In “Inarticulate,” Gjika showed us a snapshot of herself as a child at the edge of water, “stirring images with my foot.” She stirs images throughout these pages; her metaphoric, metamorphic imagination roils the poems to an intensity that the tone keeps pressing back down. That conflict gives her art its essential charge. Her world is animate, almost Ovidian. Watch these transformations: “I believe a river caught up with us” (“Inarticulate”). “India runs away the moment I arrive,” and “Drums so loud/ they beat a god inside me” (“Last Day,” from “India: Three Poems). “It’s raining again, a chain stitch/ unraveling on my windshield/ a form of writing you understand” (“Passageway”). Her diction and syntax are clear and direct, an almost transparent medium in which images and story are revealed, “developed” like photographic film in the darkroom.
The subject matter taking shape here is often violent or sensual, or both. In one of the Albanian poems, children “…awoke in spring, our bodies// overgrown with weeds.
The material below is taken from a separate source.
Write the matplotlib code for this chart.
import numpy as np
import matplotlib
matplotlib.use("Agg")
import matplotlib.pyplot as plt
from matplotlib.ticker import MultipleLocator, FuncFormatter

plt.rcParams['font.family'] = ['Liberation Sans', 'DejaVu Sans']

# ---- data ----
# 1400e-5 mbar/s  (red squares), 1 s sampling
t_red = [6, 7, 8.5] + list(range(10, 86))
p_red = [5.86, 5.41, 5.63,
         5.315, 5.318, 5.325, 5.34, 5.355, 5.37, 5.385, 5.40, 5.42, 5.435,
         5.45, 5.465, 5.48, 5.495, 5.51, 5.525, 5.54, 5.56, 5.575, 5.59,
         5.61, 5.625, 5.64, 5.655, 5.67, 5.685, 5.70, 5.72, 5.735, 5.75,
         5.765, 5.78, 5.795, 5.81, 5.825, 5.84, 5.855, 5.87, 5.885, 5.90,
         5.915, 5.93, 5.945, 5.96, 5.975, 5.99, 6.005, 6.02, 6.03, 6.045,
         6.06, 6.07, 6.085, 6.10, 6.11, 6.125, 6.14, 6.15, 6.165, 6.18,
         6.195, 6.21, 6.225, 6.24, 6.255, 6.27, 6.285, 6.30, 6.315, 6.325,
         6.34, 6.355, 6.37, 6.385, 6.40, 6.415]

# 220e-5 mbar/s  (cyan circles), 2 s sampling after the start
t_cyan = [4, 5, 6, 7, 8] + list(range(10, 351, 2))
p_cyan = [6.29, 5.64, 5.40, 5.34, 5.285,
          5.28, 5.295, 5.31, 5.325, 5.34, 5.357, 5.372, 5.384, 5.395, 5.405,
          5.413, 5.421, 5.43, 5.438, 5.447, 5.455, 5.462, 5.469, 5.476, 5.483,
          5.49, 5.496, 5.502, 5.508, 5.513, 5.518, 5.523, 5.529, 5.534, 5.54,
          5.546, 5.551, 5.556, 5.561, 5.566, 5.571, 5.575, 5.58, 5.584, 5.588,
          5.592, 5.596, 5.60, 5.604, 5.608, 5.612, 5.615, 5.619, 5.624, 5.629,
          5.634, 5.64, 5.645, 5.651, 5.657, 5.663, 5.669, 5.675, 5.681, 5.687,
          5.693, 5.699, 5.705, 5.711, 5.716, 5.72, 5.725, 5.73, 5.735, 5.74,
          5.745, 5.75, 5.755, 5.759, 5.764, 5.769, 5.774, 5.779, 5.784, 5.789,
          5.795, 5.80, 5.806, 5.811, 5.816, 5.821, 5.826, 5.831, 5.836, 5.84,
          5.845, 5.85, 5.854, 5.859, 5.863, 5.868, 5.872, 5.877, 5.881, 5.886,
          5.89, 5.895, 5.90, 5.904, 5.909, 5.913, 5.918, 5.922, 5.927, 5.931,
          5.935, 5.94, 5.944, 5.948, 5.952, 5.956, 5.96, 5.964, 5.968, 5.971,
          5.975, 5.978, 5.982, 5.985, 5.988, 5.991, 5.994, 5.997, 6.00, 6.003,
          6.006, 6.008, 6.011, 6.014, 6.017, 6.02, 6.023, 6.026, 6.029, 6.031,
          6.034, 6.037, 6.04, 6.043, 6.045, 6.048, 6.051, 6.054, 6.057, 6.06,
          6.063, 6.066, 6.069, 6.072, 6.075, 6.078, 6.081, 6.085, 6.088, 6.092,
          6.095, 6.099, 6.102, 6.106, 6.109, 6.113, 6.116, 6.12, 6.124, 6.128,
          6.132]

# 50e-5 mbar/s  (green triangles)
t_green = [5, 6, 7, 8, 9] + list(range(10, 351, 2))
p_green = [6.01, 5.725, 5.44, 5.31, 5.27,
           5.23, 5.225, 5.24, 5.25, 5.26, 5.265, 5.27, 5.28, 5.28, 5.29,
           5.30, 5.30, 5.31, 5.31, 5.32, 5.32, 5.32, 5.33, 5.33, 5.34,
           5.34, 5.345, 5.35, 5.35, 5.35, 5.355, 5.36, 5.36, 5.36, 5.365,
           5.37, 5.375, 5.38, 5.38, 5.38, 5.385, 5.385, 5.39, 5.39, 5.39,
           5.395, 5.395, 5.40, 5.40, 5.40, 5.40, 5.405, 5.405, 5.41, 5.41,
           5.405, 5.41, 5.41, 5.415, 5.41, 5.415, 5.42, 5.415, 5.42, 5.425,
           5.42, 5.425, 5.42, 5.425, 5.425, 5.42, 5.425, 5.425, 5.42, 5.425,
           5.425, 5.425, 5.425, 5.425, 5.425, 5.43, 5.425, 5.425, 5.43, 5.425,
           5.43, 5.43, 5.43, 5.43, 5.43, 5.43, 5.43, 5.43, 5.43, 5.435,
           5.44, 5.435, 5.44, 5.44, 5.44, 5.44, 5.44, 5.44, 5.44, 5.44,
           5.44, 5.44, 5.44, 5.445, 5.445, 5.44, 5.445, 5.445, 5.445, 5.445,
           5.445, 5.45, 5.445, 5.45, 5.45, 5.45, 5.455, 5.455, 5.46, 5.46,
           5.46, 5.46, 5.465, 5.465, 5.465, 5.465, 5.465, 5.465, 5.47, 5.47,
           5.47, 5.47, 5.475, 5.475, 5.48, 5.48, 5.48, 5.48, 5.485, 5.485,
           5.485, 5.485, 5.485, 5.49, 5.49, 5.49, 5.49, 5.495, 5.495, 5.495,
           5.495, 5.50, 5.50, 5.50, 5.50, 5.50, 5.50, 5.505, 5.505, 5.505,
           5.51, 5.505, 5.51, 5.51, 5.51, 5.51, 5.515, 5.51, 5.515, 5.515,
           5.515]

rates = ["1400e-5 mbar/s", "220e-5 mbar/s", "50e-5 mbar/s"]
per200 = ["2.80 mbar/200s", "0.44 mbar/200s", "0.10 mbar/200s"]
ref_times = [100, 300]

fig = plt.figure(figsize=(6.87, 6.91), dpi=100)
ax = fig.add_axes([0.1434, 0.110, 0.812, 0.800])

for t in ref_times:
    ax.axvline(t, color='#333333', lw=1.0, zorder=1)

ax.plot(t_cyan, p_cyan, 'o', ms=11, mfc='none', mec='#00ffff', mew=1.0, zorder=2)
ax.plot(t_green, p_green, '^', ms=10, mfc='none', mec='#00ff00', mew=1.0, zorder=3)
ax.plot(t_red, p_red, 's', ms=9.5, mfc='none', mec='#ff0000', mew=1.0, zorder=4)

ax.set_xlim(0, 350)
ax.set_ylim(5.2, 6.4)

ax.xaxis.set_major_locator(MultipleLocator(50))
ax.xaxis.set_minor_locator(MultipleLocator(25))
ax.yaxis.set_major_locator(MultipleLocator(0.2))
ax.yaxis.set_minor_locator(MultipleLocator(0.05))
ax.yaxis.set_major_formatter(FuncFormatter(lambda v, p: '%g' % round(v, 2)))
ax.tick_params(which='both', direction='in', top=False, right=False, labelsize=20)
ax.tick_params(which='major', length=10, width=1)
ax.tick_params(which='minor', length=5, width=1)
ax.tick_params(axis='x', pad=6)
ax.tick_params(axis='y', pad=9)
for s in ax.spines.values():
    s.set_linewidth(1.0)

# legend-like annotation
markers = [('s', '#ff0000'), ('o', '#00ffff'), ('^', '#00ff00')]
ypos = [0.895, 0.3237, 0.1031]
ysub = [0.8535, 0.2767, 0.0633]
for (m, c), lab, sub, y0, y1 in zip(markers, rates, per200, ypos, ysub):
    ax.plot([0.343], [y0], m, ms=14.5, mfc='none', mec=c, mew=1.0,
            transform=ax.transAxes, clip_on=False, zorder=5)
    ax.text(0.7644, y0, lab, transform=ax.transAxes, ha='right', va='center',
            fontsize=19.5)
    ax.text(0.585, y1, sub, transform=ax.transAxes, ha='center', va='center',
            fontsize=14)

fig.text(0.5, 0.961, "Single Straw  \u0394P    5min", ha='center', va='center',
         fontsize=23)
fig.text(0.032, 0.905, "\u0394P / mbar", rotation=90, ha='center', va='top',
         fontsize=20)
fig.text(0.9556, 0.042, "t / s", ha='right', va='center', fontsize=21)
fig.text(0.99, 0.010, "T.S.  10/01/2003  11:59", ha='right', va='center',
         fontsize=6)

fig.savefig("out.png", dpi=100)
Our parents/ had no idea how to save us” (“The Winter of my Childhood”). In “Children Story,” a retarded boy named Çimi who has been abandoned by his mother and eats ants sets a cat on fire with gasoline and watches “the mad cat dance.” Girls sneak into their mother’s bedroom, borrow her necklaces, and slide them over their vaginas: “What the older one keeps thinking of/ is their mother wearing these necklaces/ afterwards—the smell of her sex/ rising and falling on a woman’s chest” (“Little Women”).
Gjika carries these virtues of clarity and startling imagination into the poems set in other countries and in adult life. The third section, “Portrait of a Couple on the Grass,” takes its title from her poem inspired by a photograph of George and Mary Oppen in which the balance observed between the man and wife in the picture (“so that one’s weight never cancels the other’s”) seems an ars poetica for Gjika’s own work. The Oppens in “Portrait of a Couple on the Grass” and Vallejo and his unnamed bride-wife-widow in the poem “His Wife” create a context for the scenes of the poet’s marriage under the stress of the husband’s unemployment, depicted here with affection, sorrow, perturbation, and stoic calm. In the charged atmosphere Gjika has created, each simple object acquires the force of symbol with no explanatory intervention. On the unemployed husband’s neat desk, this poignant printed statement accompanies a recent battery order: “no special instructions necessary/ for rebuilding”—in a life that urgently requires rebuilding.
Ani Gjika’s book follows a gentle narrative arc from her Albanian childhood, her life in India and Thailand, to accommodation to life with all its immigrant difficulties in the New England. It is also a life in her adopted poetic language, in which the sound of a commuter train becomes a promise of composition and integration: “Whistles weeeeeave weave weeeeave…” (“Location”). She has made this language her own in poems beautifully woven in a design of great depth of feeling and intelligence.